Wildrose MLA, Derek Fildebrandt brings “Open for Business Tour” to McLennan & District Chamber of Commerce

Second from left: Wildrose MLA Derek Fildebrandt at McLennan & District Chamber of Commerce luncheon
Second from left: Wildrose MLA Derek Fildebrandt at McLennan & District Chamber of Commerce luncheon

Tom Henihan
Express Staff

As part of his “Open for Business Tour,” Wildrose Party MLA Derek Fildebrandt spoke with members of the McLennan and District Chamber of Commerce on September 27.

Fildebrandt who is the Official Opposition’s shadow minister of Finance and Chairman of the Public Accounts Committee of the Legislative Assembly attended the luncheon meeting to hear the concerns of local businesspeople and their response to the recent budget.

“Well, it is primarily more of a listening tour than a speaking tour. We are here foremost to meet with job creators and to hear what they have to say about making Alberta open for business again,” says Fildebrandt. “But we also want to share Wildrose principles, values and policies in northern communities.”

Fildebrandt says that at this very difficult time for the province, some of which he recognizes is due to market forces beyond anyone’s control but he also asserts that government actions and policies are making things worse.

“The most common things I hear when I travel to northern communities are that the carbon tax and, minimum wage, are piling it on to make a bad situation even worse.”

Fildebrandt also suggested that the Wildrose Party would rescind the carbon tax if they were elected in the next election.

“I don’ t see any benefit in kicking our industry when it’s down when it is going to have no affect whatsoever around emissions.”

However, the businesspeople gathered in McLennan were less categorical in their response with some consensus expressed that the carbon tax may not be a bad idea but agreeing that this is not a good time to implement it.

On the issue of raising the minimum wage small business owners say it places too great a burden on their operations and that a consequence of a $15 minimum wage is that employees who are at present earning money in that range would also demand higher wages.

“I hear almost universally from small business owners on this tour that raising the minimum wage is going to hurt employment, particularly youth employment, that it should not be raised. But it’s clear that the NDP will not listen to economic studies. They won’t even release their own economic studies within the government and yet they are going to move ahead with a $15 minimum wage.”

Conversely, of course, if minimum wage is less than $15, businesses will favour employing children who live at home rather than paying a realistic wage to adults who need to support themselves and their families. In response to that rationalization, Fildebrandt’s position is rather heavy handed.

“The problems of poverty are better suited with social programs than with blunt instrument economics like this,” says Fildebrandt.

When asked to respond to the view that while cheap youth labour may be good for small business, suggesting that social programs are the answer to adults trying to live independently or support a family is blunt force economics of another kind, Fildebrandt simply reiterated his earlier statement.
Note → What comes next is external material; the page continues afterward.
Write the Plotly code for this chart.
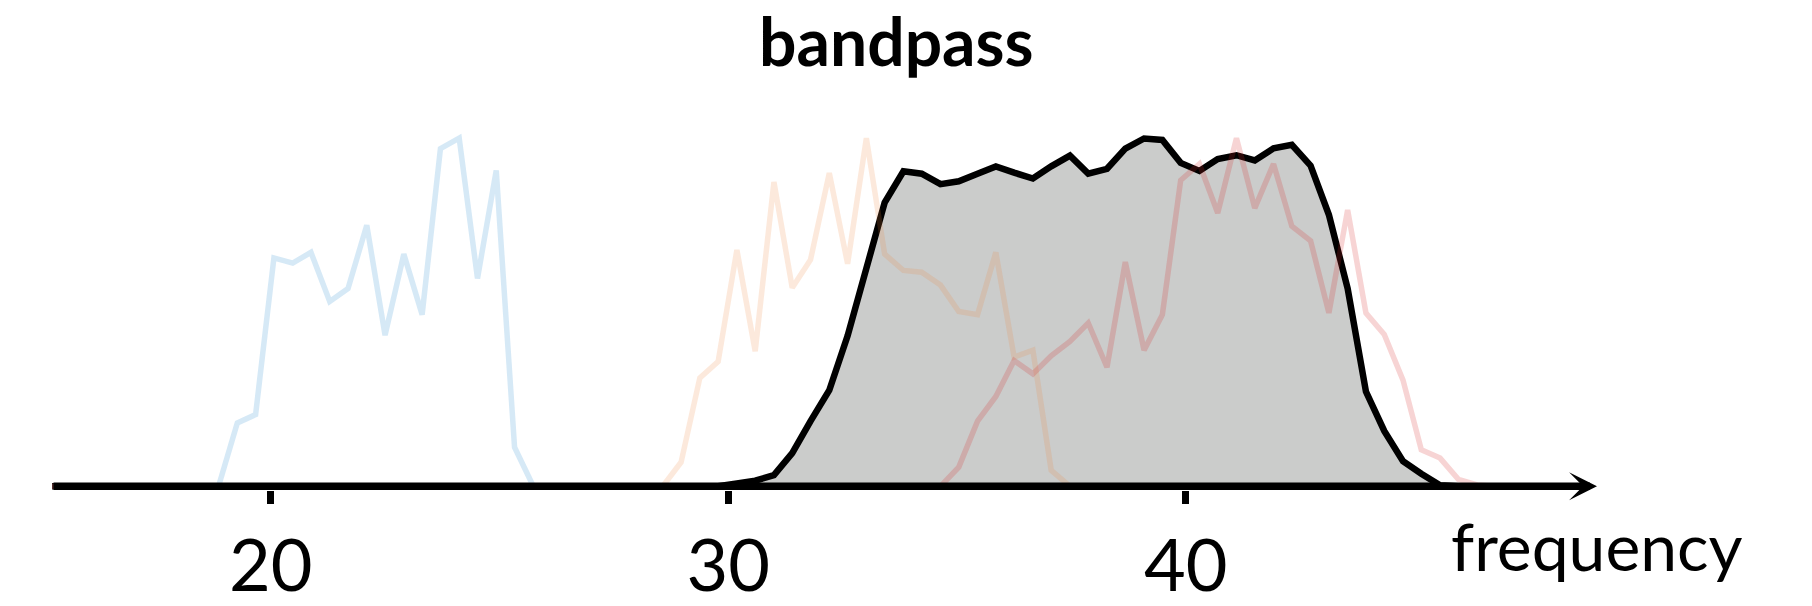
import plotly.graph_objects as go

# Frequency bins shared by every spectrum
freqs = [
    15.22, 15.62, 16.03, 16.43, 16.84, 17.24, 17.65, 18.05, 18.46, 18.86,
    19.27, 19.67, 20.07, 20.48, 20.88, 21.29, 21.69, 22.10, 22.50, 22.91,
    23.31, 23.71, 24.12, 24.52, 24.93, 25.33, 25.74, 26.14, 26.55, 26.95,
    27.36, 27.76, 28.16, 28.57, 28.97, 29.38, 29.78, 30.19, 30.59, 31.00,
    31.40, 31.80, 32.21, 32.61, 33.02, 33.42, 33.83, 34.23, 34.64, 35.04,
    35.45, 35.85, 36.25, 36.66, 37.06, 37.47, 37.87, 38.28, 38.68, 39.09,
    39.49, 39.89, 40.30, 40.70, 41.11, 41.51, 41.92, 42.32, 42.73, 43.13,
    43.54, 43.94, 44.34, 44.75, 45.15, 45.56, 45.96, 46.37, 46.77, 47.18,
    47.58,
]

# Spectrum of the low band signal
low_band = [
    0, 0, 0, 0, 0, 0, 0, 0, 0, 0,
    0.182, 0.206, 0.656, 0.641, 0.672, 0.531, 0.568, 0.750, 0.434, 0.667,
    0.493, 0.970, 1.000, 0.597, 0.907, 0.112, 0, 0, 0, 0,
    0, 0, 0, 0, 0, 0, 0, 0, 0, 0,
    0, 0, 0, 0, 0, 0, 0, 0, 0, 0,
    0, 0, 0, 0, 0, 0, 0, 0, 0, 0,
    0, 0, 0, 0, 0, 0, 0, 0, 0, 0,
    0, 0, 0, 0, 0, 0, 0, 0, 0, 0,
    0,
]

# Spectrum of the middle band signal
mid_band = [
    0, 0, 0, 0, 0, 0, 0, 0, 0, 0,
    0, 0, 0, 0, 0, 0, 0, 0, 0, 0,
    0, 0, 0, 0, 0, 0, 0, 0, 0, 0,
    0, 0, 0, 0, 0.069, 0.311, 0.358, 0.679, 0.388, 0.874,
    0.570, 0.651, 0.900, 0.639, 1.000, 0.667, 0.620, 0.615, 0.578, 0.502,
    0.493, 0.672, 0.371, 0.391, 0.046, 0, 0, 0, 0, 0,
    0, 0, 0, 0, 0, 0, 0, 0, 0, 0,
    0, 0, 0, 0, 0, 0, 0, 0, 0, 0,
    0,
]

# Spectrum of the high band signal
high_band = [
    0, 0, 0, 0, 0, 0, 0, 0, 0, 0,
    0, 0, 0, 0, 0, 0, 0, 0, 0, 0,
    0, 0, 0, 0, 0, 0, 0, 0, 0, 0,
    0, 0, 0, 0, 0, 0, 0, 0, 0, 0,
    0, 0, 0, 0, 0, 0, 0, 0, 0, 0.055,
    0.187, 0.258, 0.361, 0.323, 0.375, 0.416, 0.469, 0.342, 0.644, 0.391,
    0.493, 0.879, 0.926, 0.785, 1.000, 0.799, 0.926, 0.747, 0.705, 0.498,
    0.794, 0.498, 0.436, 0.305, 0.105, 0.081, 0.020, 0.004, 0, 0,
    0,
]

# Response of the bandpass filter
bandpass = [
    0, 0, 0, 0, 0, 0, 0, 0, 0, 0,
    0, 0, 0, 0, 0, 0, 0, 0, 0, 0,
    0, 0, 0, 0, 0, 0, 0, 0, 0, 0,
    0, 0, 0, 0, 0, 0, 0, 0.008, 0.016, 0.032,
    0.095, 0.187, 0.276, 0.432, 0.624, 0.815, 0.905, 0.898, 0.868, 0.876,
    0.898, 0.919, 0.901, 0.884, 0.919, 0.950, 0.898, 0.912, 0.970, 0.999,
    0.995, 0.929, 0.906, 0.940, 0.951, 0.936, 0.971, 0.981, 0.921, 0.780,
    0.568, 0.272, 0.159, 0.072, 0.036, 0.003, 0, 0, 0, 0,
    0,
]

tick_values = [20, 30, 40]
tick_labels = ["20", "30", "40"]

FONT = "Lato"

fig = go.Figure()

# filter response: grey area with a black outline
fig.add_trace(go.Scatter(
    x=freqs, y=bandpass, mode="lines",
    line=dict(color="black", width=6.5),
    fill="tozeroy", fillcolor="#cbcccb",
    hoverinfo="skip",
))

# the three input spectra, faint and drawn over the filter
for values, colour in [
    (low_band, "rgba(50,145,210,0.2)"),
    (mid_band, "rgba(238,133,61,0.18)"),
    (high_band, "rgba(214,39,40,0.2)"),
]:
    fig.add_trace(go.Scatter(
        x=freqs, y=values, mode="lines",
        line=dict(color=colour, width=5.5),
        hoverinfo="skip",
    ))

annotations = [
    # frequency axis drawn as an arrow along zero
    dict(x=48.99, y=0, xref="x", yref="y",
         ax=freqs[0], ay=0, axref="x", ayref="y",
         showarrow=True, arrowhead=3, arrowsize=0.62, arrowwidth=7.5,
         arrowcolor="black", standoff=0, text=""),
    dict(text="frequency", x=48.99, xref="x", y=-0.113, yref="paper",
         xanchor="center", yanchor="middle", showarrow=False,
         font=dict(family=FONT, size=66, color="black")),
    dict(text="<b>bandpass</b>", x=896 / 1812, xref="paper", y=0.9167, yref="paper",
         xanchor="center", yanchor="middle", showarrow=False,
         font=dict(family=FONT, size=66, color="black")),
]

fig.update_layout(
    width=1812, height=606,
    margin=dict(l=0, r=0, t=0, b=107.7),
    paper_bgcolor="white", plot_bgcolor="white",
    showlegend=False,
    annotations=annotations,
    xaxis=dict(
        range=[14.083, 53.69],
        tickmode="array", tickvals=tick_values, ticktext=tick_labels,
        ticks="outside", ticklen=13.4, tickwidth=7, tickcolor="black",
        showgrid=False, zeroline=False, showline=False,
        tickfont=dict(family=FONT, size=72, color="black"),
    ),
    yaxis=dict(visible=False, range=[-0.0107, 1.3969]),
)

fig.write_html("out.html")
Returning to the oil and gas industry and environmental concerns, Fildebrandt believes that Alberta is already held to a higher standard than the industry in other parts of the world.

“Nobody is saying that we don’t need to do anything but how much better than the rest of the world do we need to be before the radical activists accept Alberta’s oil and gas industry? We have world-class regulations for oil and gas extraction and transportation and pipelines and that is not enough for the activists,” he says.

Fildebrandt, pointing to this intransigence of the environmental movement, suggests that any effort to appease the movement is futile. He says that the environmental movement does not want a responsible oil and gas industry they want no oil and gas industry and that negotiating with them is just whetting their appetite and damaging our oil and gas industry.

“That hurts our economy. If you own a convenience store, a small restaurant or you are a pipe fitter, we are all affected,” he says. “I think the federal government has a constitutional obligation to ensure that responsible, national energy infrastructure gets built. If the federal government is not doing that then it is not doing its job.”